Rows from a dataset of charts and code:
## begin
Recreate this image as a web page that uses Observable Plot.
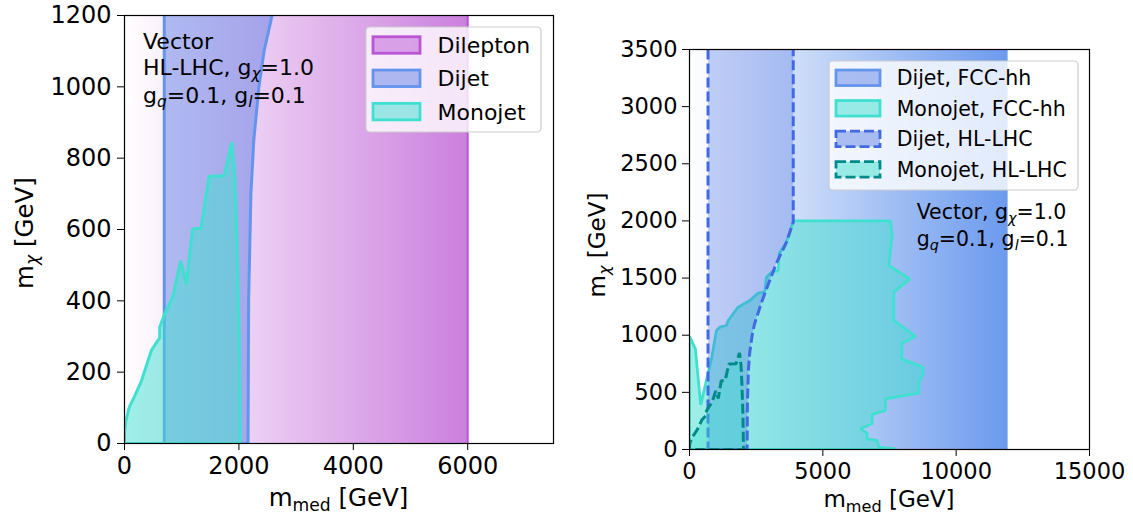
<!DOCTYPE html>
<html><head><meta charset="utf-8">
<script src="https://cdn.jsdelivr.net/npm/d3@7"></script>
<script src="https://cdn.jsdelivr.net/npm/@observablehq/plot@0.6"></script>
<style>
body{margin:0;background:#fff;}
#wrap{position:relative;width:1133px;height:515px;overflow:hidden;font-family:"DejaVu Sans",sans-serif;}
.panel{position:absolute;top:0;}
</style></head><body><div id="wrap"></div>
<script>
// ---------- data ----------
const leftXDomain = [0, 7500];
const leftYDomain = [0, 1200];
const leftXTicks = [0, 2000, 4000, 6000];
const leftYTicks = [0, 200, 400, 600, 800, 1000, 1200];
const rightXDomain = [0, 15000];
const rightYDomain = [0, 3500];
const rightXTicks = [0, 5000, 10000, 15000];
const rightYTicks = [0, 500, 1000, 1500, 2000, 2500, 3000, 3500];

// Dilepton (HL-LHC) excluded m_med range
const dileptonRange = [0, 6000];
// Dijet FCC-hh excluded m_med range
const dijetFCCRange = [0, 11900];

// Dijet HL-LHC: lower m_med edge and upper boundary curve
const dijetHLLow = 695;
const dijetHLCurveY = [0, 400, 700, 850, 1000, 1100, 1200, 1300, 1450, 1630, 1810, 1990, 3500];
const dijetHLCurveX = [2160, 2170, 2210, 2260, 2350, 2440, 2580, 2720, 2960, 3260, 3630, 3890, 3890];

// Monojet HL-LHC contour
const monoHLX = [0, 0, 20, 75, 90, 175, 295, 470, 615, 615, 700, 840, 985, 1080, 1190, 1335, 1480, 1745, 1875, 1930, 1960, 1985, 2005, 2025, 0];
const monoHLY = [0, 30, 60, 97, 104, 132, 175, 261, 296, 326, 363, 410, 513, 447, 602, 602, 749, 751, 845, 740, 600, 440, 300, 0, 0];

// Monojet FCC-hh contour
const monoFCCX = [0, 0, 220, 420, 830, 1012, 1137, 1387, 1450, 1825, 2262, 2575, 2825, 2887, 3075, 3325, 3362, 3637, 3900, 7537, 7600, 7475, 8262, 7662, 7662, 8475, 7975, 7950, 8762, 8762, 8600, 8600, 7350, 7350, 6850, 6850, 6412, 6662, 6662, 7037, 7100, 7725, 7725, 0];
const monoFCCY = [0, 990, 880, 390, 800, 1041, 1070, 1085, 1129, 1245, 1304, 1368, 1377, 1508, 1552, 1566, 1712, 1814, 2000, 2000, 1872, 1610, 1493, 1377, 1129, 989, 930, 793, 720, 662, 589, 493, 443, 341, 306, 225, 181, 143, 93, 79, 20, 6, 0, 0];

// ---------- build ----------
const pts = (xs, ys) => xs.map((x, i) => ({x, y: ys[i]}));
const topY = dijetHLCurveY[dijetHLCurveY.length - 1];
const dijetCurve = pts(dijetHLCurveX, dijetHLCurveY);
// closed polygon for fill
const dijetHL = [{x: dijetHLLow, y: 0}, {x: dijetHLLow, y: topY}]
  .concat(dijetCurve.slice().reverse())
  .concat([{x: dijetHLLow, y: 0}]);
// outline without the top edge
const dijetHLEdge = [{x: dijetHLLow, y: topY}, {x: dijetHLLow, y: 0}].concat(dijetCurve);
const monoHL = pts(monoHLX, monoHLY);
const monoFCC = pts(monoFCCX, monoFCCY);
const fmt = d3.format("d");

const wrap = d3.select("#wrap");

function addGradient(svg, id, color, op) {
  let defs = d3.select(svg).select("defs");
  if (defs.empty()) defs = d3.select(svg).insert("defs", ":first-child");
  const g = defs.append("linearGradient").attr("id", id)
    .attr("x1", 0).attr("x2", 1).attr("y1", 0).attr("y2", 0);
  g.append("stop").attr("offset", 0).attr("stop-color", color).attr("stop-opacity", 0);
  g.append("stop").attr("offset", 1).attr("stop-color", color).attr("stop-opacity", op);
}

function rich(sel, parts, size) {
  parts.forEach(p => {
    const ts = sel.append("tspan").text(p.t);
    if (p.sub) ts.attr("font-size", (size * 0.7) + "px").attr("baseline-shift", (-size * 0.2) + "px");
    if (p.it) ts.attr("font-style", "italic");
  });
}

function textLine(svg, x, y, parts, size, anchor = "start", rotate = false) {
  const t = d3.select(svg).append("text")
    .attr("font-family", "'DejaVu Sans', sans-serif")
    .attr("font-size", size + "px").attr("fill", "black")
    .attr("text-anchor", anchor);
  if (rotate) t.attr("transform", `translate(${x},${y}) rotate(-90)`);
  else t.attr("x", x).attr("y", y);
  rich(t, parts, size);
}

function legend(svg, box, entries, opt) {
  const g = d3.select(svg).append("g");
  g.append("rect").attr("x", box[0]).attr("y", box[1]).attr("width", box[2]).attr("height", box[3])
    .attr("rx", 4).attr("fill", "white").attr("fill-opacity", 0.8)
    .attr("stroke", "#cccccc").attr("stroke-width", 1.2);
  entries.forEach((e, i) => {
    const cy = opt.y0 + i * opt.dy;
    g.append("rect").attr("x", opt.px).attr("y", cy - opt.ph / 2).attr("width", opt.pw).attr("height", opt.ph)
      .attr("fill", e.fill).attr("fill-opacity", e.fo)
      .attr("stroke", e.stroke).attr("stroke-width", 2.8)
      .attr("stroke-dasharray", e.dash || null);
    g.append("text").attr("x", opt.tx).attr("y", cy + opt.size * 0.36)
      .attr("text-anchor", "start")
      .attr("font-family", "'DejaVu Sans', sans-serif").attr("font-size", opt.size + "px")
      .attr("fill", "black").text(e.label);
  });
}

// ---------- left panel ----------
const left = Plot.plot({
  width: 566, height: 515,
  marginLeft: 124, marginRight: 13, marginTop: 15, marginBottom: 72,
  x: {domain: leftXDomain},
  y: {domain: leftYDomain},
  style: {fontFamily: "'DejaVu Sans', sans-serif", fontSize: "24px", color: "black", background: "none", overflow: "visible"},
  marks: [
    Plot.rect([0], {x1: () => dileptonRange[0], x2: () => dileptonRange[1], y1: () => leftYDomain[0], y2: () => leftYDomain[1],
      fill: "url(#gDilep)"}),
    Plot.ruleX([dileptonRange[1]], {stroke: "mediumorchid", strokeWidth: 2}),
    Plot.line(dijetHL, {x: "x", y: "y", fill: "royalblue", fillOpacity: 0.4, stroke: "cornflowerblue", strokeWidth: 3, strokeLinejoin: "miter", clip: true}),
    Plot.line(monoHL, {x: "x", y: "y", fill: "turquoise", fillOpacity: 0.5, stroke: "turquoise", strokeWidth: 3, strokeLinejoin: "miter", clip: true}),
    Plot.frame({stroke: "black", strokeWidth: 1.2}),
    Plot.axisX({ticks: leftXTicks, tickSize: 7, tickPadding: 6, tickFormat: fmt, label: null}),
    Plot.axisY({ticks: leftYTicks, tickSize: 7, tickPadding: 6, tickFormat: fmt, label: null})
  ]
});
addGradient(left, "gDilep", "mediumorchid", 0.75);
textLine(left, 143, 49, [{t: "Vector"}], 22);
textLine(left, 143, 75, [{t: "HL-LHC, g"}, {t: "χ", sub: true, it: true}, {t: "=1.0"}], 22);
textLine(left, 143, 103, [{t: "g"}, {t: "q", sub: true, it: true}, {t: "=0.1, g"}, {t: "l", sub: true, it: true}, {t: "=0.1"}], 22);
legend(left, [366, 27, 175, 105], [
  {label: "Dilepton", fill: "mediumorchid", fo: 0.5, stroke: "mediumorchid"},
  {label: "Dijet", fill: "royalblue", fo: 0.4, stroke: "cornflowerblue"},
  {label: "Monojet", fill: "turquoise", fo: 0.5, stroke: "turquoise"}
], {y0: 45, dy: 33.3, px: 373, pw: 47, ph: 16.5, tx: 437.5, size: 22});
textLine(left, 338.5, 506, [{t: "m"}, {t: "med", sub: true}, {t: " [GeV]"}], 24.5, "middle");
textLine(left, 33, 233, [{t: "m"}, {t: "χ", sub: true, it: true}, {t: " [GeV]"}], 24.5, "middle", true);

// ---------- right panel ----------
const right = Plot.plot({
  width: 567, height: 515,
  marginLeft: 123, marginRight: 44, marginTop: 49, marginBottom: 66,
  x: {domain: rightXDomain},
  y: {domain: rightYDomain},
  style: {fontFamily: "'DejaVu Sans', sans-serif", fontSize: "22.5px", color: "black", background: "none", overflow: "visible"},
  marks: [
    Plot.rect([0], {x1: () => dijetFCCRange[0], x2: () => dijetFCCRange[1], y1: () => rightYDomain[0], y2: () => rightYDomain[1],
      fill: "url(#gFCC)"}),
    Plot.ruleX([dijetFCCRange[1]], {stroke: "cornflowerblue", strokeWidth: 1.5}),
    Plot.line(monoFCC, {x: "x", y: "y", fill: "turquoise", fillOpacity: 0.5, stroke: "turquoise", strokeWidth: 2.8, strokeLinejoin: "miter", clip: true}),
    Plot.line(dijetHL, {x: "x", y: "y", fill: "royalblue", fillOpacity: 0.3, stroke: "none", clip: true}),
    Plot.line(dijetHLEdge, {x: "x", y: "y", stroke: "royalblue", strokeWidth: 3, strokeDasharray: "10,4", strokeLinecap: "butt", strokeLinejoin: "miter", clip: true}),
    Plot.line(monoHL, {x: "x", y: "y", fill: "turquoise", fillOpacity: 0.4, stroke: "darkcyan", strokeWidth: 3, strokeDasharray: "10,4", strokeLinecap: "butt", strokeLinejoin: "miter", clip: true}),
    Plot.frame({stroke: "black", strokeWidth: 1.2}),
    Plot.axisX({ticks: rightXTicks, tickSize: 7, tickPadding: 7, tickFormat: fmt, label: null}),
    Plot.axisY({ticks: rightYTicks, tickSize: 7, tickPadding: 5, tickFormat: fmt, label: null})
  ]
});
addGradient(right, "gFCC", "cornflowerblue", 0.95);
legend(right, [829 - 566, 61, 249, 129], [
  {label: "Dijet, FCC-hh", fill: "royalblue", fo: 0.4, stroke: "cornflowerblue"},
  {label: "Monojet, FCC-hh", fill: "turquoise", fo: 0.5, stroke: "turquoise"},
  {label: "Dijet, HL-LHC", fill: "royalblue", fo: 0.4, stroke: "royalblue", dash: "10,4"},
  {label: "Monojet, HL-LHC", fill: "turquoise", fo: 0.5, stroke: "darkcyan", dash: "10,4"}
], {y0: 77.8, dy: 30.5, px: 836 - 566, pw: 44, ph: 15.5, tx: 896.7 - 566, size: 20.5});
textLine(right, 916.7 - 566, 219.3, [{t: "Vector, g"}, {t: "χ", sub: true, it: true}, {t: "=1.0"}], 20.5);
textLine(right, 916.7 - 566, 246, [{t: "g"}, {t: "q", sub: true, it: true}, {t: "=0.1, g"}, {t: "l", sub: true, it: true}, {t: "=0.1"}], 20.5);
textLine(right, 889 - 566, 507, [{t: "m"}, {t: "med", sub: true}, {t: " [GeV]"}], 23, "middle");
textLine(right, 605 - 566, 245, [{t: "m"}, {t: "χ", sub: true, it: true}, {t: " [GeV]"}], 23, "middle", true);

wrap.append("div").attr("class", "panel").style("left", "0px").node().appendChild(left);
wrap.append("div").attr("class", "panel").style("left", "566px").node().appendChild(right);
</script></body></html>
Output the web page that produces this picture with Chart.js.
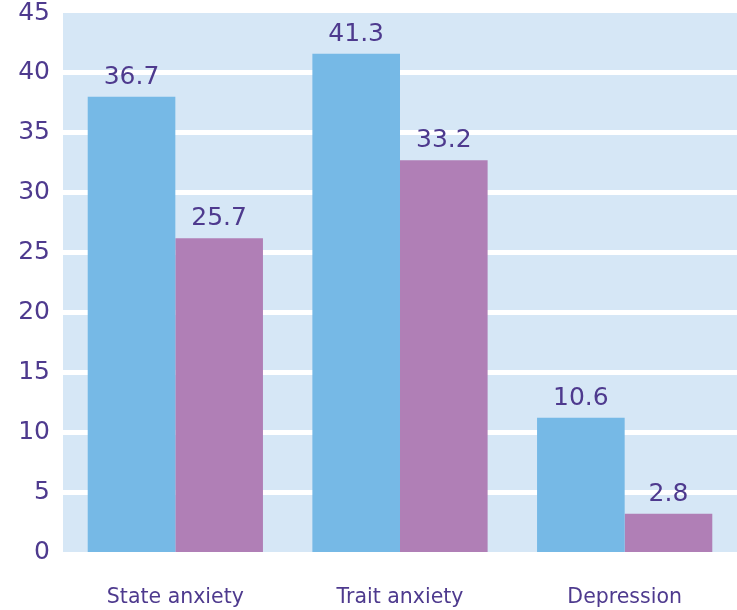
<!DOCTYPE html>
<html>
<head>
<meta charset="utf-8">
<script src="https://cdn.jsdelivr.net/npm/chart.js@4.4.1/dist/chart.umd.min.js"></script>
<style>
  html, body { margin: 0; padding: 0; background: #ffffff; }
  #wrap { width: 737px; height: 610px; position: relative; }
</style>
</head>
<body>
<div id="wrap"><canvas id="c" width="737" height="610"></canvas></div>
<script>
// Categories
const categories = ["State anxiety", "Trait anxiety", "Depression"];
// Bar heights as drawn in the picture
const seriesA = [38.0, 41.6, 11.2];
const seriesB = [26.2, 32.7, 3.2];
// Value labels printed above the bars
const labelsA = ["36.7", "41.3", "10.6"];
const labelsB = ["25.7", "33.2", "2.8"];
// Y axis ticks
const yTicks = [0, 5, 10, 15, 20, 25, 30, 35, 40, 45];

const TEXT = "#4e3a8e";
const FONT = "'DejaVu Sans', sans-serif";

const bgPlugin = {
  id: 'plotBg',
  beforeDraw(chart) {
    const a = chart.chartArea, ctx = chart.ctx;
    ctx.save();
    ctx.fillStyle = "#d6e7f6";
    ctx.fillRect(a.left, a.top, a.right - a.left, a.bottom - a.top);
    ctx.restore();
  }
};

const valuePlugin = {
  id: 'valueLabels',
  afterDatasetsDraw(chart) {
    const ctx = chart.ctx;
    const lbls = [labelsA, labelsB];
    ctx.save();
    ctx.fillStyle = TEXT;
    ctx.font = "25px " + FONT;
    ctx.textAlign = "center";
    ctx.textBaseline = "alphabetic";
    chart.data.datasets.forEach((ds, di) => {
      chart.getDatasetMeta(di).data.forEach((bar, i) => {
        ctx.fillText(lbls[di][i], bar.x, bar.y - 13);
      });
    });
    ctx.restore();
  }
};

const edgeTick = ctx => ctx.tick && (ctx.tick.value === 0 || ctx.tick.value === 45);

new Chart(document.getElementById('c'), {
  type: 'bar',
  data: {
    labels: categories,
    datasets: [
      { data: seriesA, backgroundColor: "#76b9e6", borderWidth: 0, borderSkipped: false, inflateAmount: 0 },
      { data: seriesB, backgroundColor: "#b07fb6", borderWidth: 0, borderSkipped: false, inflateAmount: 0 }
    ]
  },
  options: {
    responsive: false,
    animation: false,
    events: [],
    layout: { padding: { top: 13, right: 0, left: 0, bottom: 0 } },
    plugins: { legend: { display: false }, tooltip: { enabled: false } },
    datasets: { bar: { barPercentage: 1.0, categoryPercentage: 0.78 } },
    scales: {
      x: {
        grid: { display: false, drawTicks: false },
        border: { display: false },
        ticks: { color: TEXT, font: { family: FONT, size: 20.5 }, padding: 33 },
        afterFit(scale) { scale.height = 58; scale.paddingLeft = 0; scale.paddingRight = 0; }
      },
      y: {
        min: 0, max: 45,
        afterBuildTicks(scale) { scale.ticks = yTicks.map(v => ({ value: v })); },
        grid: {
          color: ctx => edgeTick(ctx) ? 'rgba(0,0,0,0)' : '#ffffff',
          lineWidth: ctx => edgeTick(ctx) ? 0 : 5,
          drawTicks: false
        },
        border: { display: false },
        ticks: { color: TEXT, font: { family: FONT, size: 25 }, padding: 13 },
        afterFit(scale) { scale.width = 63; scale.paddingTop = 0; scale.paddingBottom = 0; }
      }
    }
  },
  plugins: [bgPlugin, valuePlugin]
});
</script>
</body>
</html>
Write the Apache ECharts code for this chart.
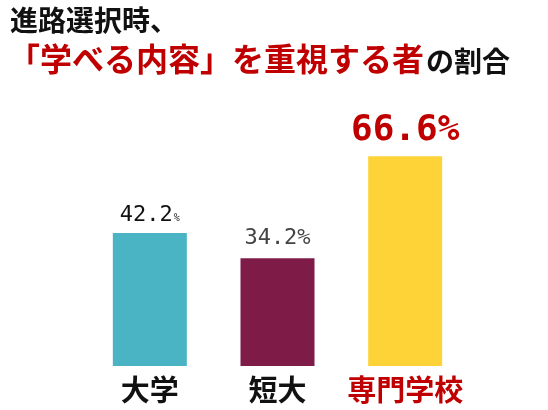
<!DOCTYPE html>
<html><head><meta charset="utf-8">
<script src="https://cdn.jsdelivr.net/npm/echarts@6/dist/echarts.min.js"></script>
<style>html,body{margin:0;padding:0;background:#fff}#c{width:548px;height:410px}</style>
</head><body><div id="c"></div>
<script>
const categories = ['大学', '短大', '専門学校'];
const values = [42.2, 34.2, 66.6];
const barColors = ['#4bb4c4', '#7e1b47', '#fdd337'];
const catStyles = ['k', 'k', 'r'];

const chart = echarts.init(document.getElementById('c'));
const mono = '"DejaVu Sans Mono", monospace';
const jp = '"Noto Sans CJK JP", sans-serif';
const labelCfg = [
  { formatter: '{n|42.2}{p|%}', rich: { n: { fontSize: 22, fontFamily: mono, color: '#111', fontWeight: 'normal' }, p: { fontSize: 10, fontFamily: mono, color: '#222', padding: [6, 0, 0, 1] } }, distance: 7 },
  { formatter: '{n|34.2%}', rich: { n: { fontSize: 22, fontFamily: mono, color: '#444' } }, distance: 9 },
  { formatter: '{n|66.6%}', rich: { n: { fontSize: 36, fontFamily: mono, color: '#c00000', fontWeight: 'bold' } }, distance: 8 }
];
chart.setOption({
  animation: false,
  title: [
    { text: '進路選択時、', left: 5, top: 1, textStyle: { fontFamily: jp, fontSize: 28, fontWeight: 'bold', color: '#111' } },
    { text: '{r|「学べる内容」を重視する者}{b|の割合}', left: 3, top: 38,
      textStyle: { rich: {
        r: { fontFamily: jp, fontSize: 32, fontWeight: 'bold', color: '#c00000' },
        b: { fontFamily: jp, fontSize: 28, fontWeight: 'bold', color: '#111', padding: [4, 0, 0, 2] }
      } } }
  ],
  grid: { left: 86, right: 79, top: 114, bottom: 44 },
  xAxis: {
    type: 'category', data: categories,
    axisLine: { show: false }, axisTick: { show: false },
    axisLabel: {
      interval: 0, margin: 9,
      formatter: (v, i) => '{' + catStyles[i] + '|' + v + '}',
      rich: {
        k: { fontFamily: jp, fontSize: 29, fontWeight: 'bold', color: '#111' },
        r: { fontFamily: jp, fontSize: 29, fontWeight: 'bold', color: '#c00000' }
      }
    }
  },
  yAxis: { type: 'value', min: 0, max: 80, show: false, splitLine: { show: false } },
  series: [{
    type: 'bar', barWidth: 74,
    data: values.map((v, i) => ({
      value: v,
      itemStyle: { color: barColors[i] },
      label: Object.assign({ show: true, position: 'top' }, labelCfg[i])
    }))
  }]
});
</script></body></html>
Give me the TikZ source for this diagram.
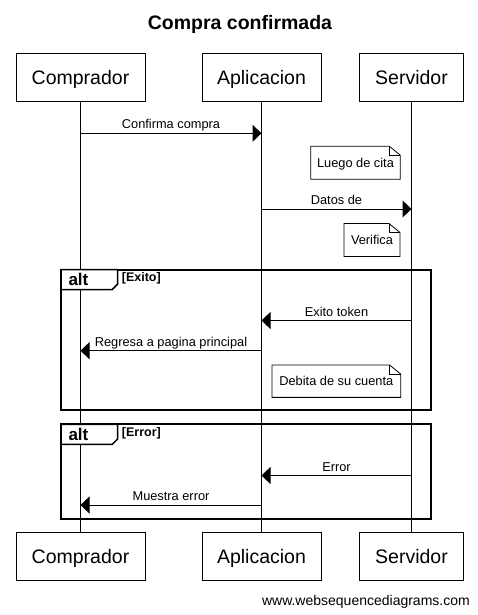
## end
◆ **WHAT YOU ARE ASKED TO DO**
Reproduce the data above exactly, but only from the line containing "Write the Apache ECharts code for this chart." through the line containing "const catStyles = ['k', 'k', 'r'];"; skip the pictures.

◆ **SOLUTION TO THIS EXERCISE**
Write the Apache ECharts code for this chart.
<!DOCTYPE html>
<html><head><meta charset="utf-8">
<script src="https://cdn.jsdelivr.net/npm/echarts@6/dist/echarts.min.js"></script>
<style>html,body{margin:0;padding:0;background:#fff}#c{width:548px;height:410px}</style>
</head><body><div id="c"></div>
<script>
const categories = ['大学', '短大', '専門学校'];
const values = [42.2, 34.2, 66.6];
const barColors = ['#4bb4c4', '#7e1b47', '#fdd337'];
const catStyles = ['k', 'k', 'r'];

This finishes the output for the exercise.